One 128bit hash vs. two different 64bit hashes (non-crypto)?

I'm currently implementing a hashtable over an dataset of about 100 billion items. Most of them are duplicates (about 75%) so the set of "unique" values is a bit smaller.

I know that I cannot avoid collisions by a 100%, but I want to make them at least very unlikely. The idea was to test against two different hash functions out of the assumption that if one hash collides the other one will probably not. See: bloom-filter.

My question now is - isn't that statistically the same as just using a single hash with twice the size? So let's say Murmur3 128 instead of Murmur3 64 + CityHash 64?

Solution

If they're supremely excellent hash functions, the collision probability should be the same either way. In practice, I suspect the separate hash functions will perform a little better.

A Bloom filter is a clever way to save memory by BITORing the hash sets together, trading off some collision probability. In theory one could do the same job with two 64 bit hashes vs. the two halves of a 128 bit hash.
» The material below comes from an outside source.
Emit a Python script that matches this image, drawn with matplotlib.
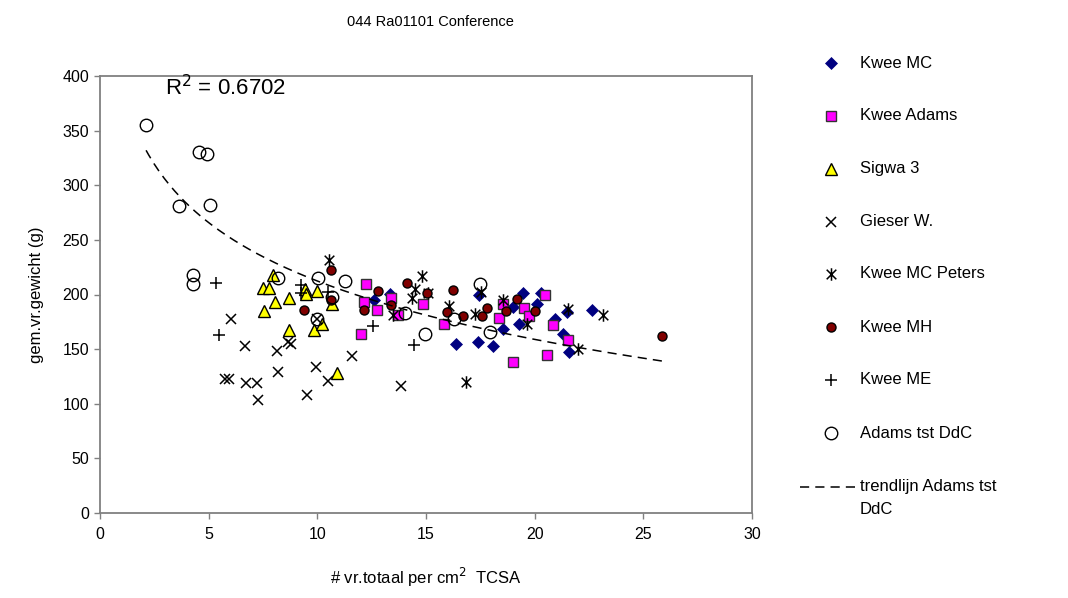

You probably don't have enough RAM for 2¹²⁸ bits, so it'd be practical to split it into (or use separate) 4 32-bit hashes and overlay them into a Bloom filter containing 2³² bits = 2²⁹ bytes = 1/2 GB.

With an excellent 64-bit hash function [I'm avoiding the term "perfect hash function" since it has a specific meaning], the probability of two entries accidentally colliding is 2^-64, which is an exceedingly small number.

If you had 100G unique items, you'd need 100G² = 10²² or about 2⁷³ hash values, or 73 hash bits, to get the probability of having no collisions down to 1/2.